Ground system operations include planning scientific observations, designing and implementing spacecraft navigation, verifying that the spacecraft is safe at all times during its journey, programming the commands that control the spacecraft and transmitting them over the Deep Space Network, and retrieving data from the spacecraft, processing and analyzing it.
"Many ground system activities will take place right here in Tucson," Beshore said. "We will decide where we want to go, what data we want to acquire, and how to process the data once it starts coming down from the spacecraft."
Along with activity on the ground, the mission already is delivering considerable economic benefits to Arizona's economy. The camera system engineering and fabrication teams are fully operational, and SPOC is close to planned staffing levels. KinetX, a company based in Tempe, Ariz., is tasked with navigating the spacecraft, while the thermal emission spectrometer, OTES, is being built by Arizona State University, also in Tempe.

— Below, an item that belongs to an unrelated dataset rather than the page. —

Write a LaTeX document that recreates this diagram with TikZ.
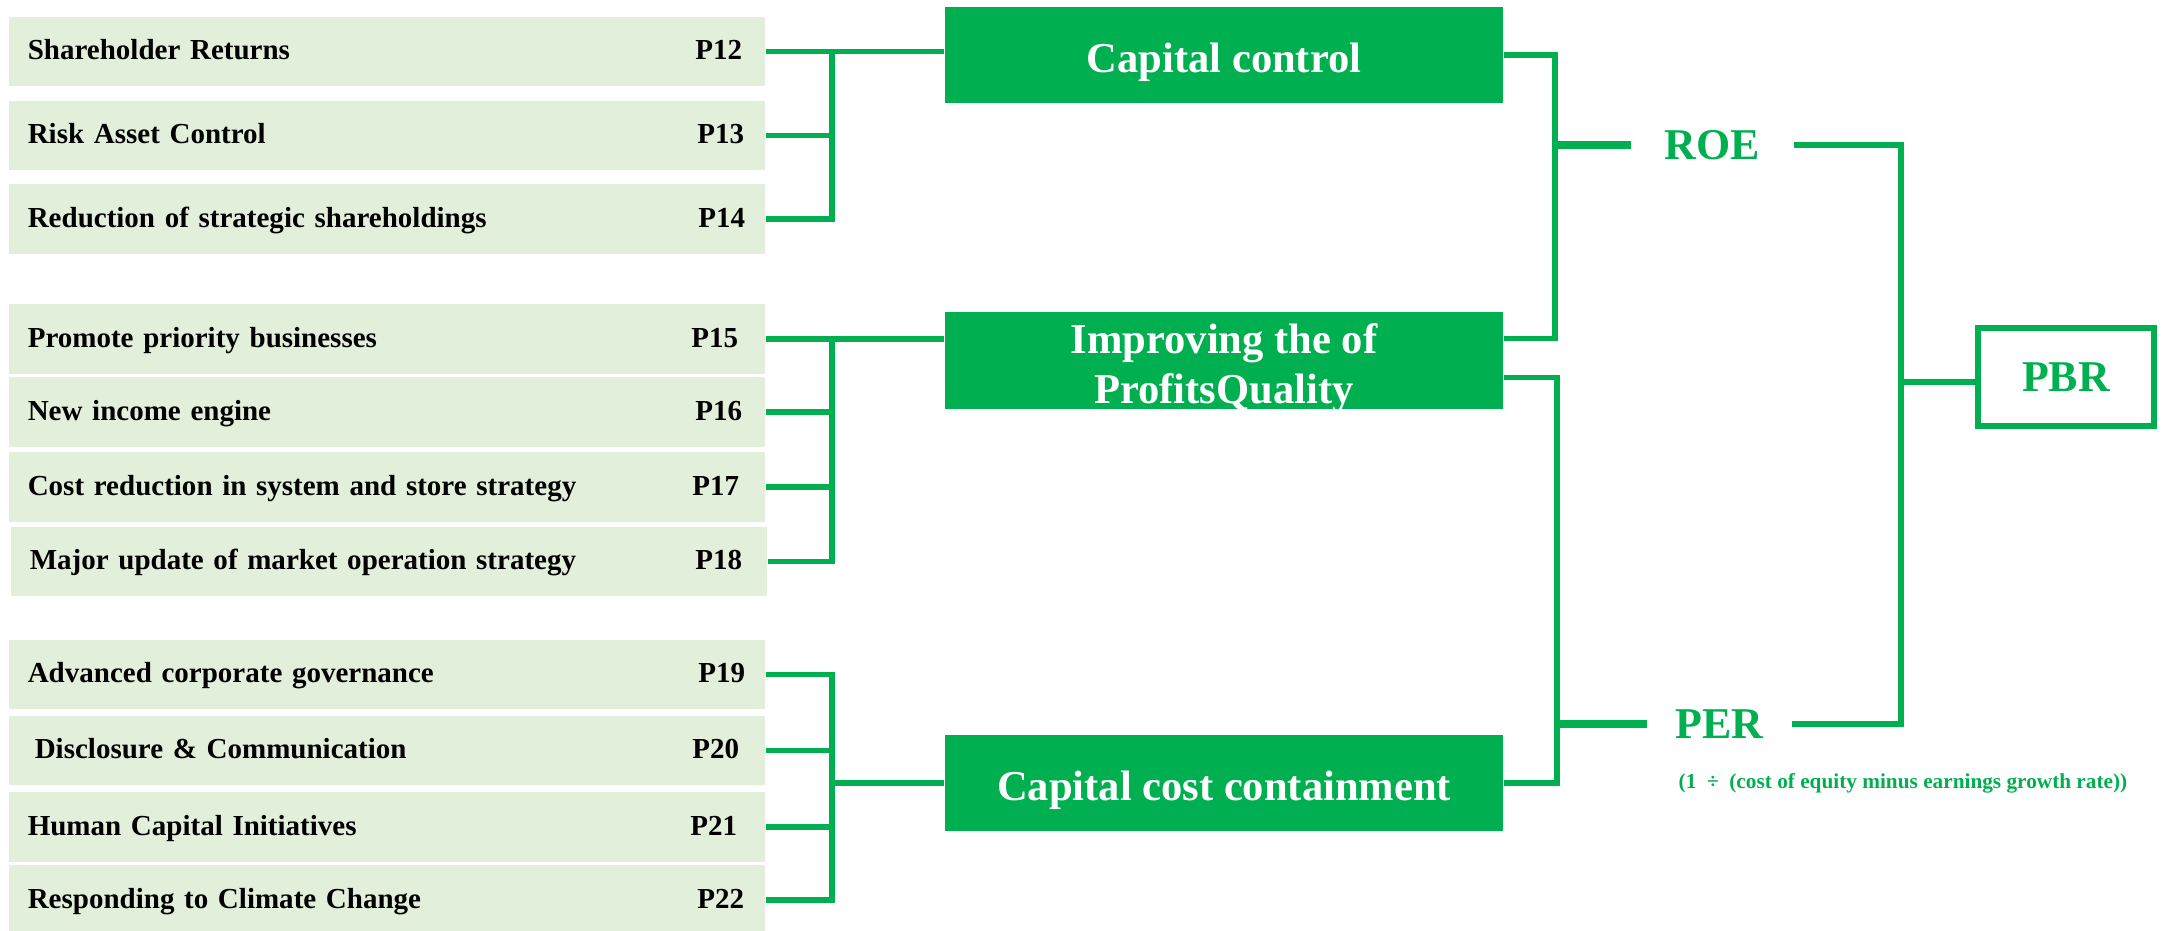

The public can follow mission progress on the OSIRIS-REx website and the PI blog, as well as on Facebook and Twitter. As part of its public engagement effort, people around the world are invited to submit their names to be etched on a microchip and placed aboard the spacecraft. After signing up with the “Messages to Bennu” campaign, participants are able to download and print a certificate documenting their participation in the OSIRIS-REx mission.
OSIRIS-REx is the second NASA mission led by the UA. In May of 2008, the UA's Phoenix Mars lander touched down near the north pole of Mars, in the first Mars mission ever led by a university. Phoenix confirmed and examined patches of the widespread deposits of underground water ice and found evidence suggesting occasional presence of thawed water. The UA also operates the HiRISE camera onboard NASA's Mars Reconnaissance Orbiter, which has photographed the surface of the red planet in stunning detail. Other NASA missions involving UA scientists include the Cassini spacecraft studying Saturn and its moon Titan, the JUNO mission to Jupiter and the MESSENGER spacecraft orbiting Mercury.